The conversation doesn’t come up. That phone call doesn’t get made, and it’s just, “Hey, the guy’s great,” but they don’t actually take the steps to refer.

If it’s a growing entity, we have found, then they have the opportunity to talk about it. Which means you’ll probably have to look at younger partners in law firms and accounting firms. Those are the ones that seem to generate the most business today.

The second thing that you have to ask is where they are getting their new business. The answer to that question can be a deal killer because if they say they get some business from Merrill Lynch or somewhere like that, that means that they’re getting all of their new business from your competitors.

If they’re getting all of their new business from your competitors, there’s no way they’re going to turn around and give it to you. They can’t.

It has been proven out that 99 percent of strategic alliance relationships fail because the advisor refers business but the other professional doesn’t refer business back. That’s because in a lot of cases they can’t.

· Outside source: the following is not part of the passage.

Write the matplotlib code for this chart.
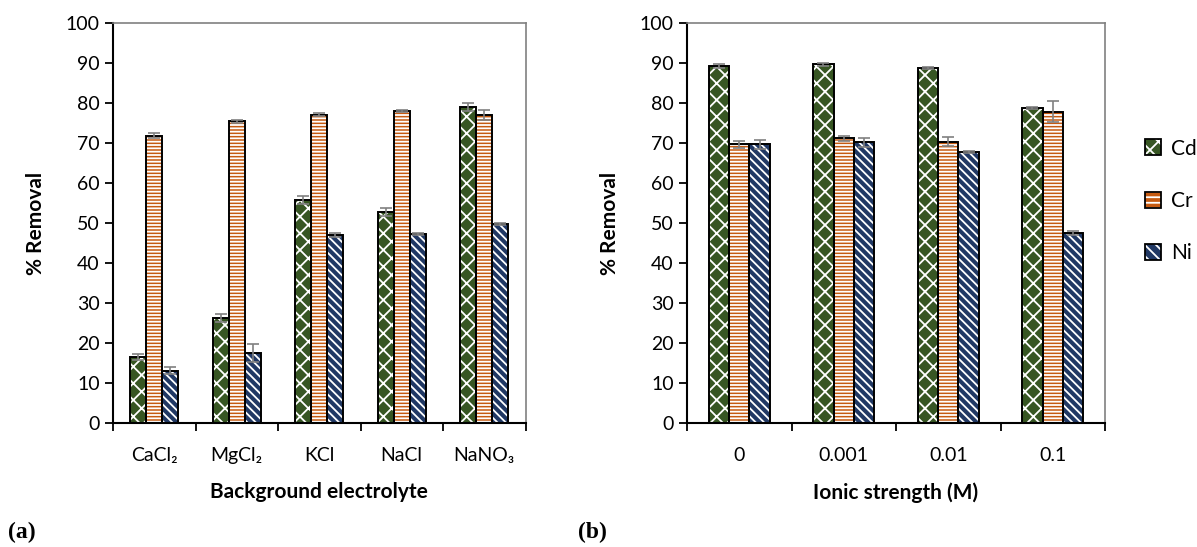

Or they’re not the referring type. But I think we can control that better than we can control the fact that if they’re getting their new business from somebody else there’s not even an opportunity.

FELDMAN: Those seem like logical questions to ask and I can see how they get missed frequently.

KUZMESKI: So, many of these relationships fail. And advisors don’t even want to hear about it anymore because they say, “I know, I tried that.”

But very rarely has someone told them what they could do differently to make it work better as opposed to “Well, just send them some baskets at tax time and you’ll get all this new business.” It just doesn’t work like that.